Each option has advantages.
Taking on two locations of the same franchise may be the most common approach. If you have the resources to start two locations at once, this can be the most obvious choice.
While opening two locations of the same franchise may in a sense be competing with yourself, it’s also sewing up a much larger region. You can catch customers at work and near home, or east side and west side people. You can present multiple locations as added convenience for all your customers, and share staff and materials between the two locations. Everything you learn in one shop will benefit you in the other shop, too.

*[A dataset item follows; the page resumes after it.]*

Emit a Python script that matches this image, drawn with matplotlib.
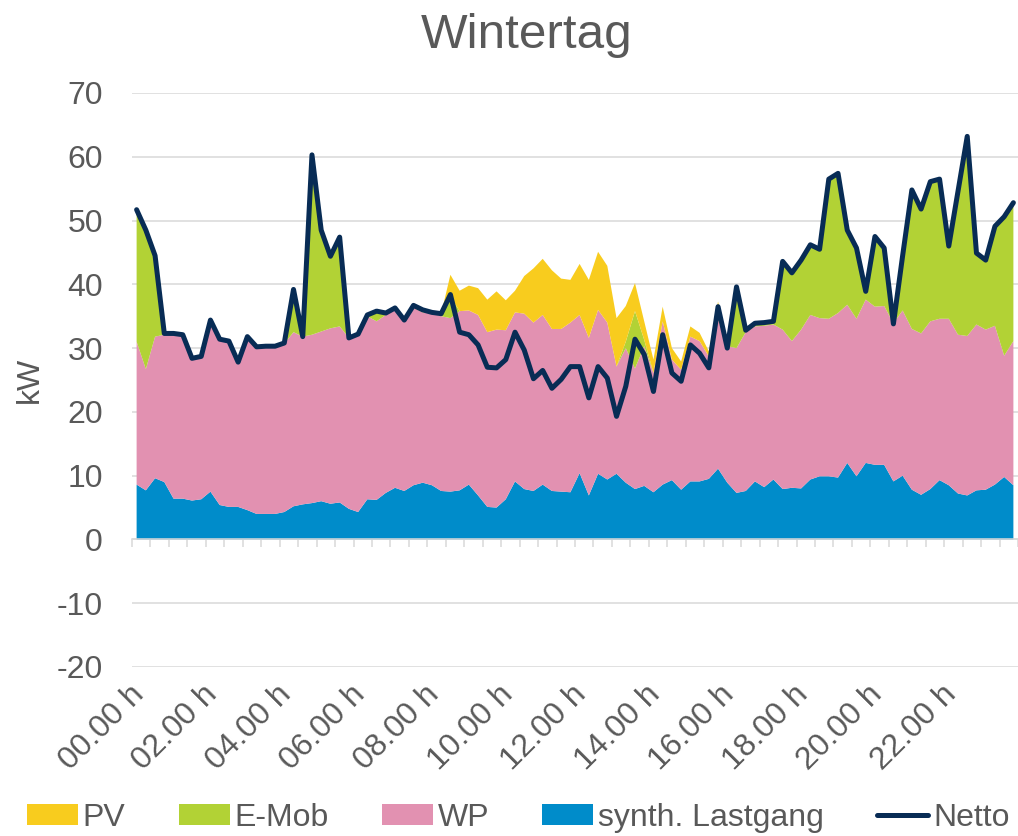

Opening two complementary franchises is like a cross ruff in cards. Offer coupons from your tanning salon to customers at your gym and vice versa. Put flowers from your florist’s shop on the tables in your gastropub with information about your flower shop — and tuck a card from the pub into flower delivery boxes with the message, “Celebrate your special occasion with us!” Some connections are closer than others, but it’s a fair bet that any shop selling upscale clothes will find opportunities to recommend a dry cleaner.
You can probably also share expenses for local advertising, benefit from similar community sponsorships and networking, and maybe even do a little sharing of workers. The same natural partnerships that spring up in any community can be nurtured between your businesses — and without any touchy overtones of competition.
Two unrelated franchises could still share some expenses. Bulk buys on paper towels or printer paper can create savings, no matter what kinds of businesses you have. You won’t be in competition, and one business can actually feel like a rest from the other.
Another benefit of running concurrent franchise businesses is that a downturn for one can happen along with an upturn for the other. A summer camp can keep you busy in summer and give you free time in the winter — right when you need extra time for a business with a Christmas rush.
Even when you can’t predict that kind of complementary relationship between two businesses, choosing two quite different franchise opportunities makes it less likely that both will have slumps at the same time.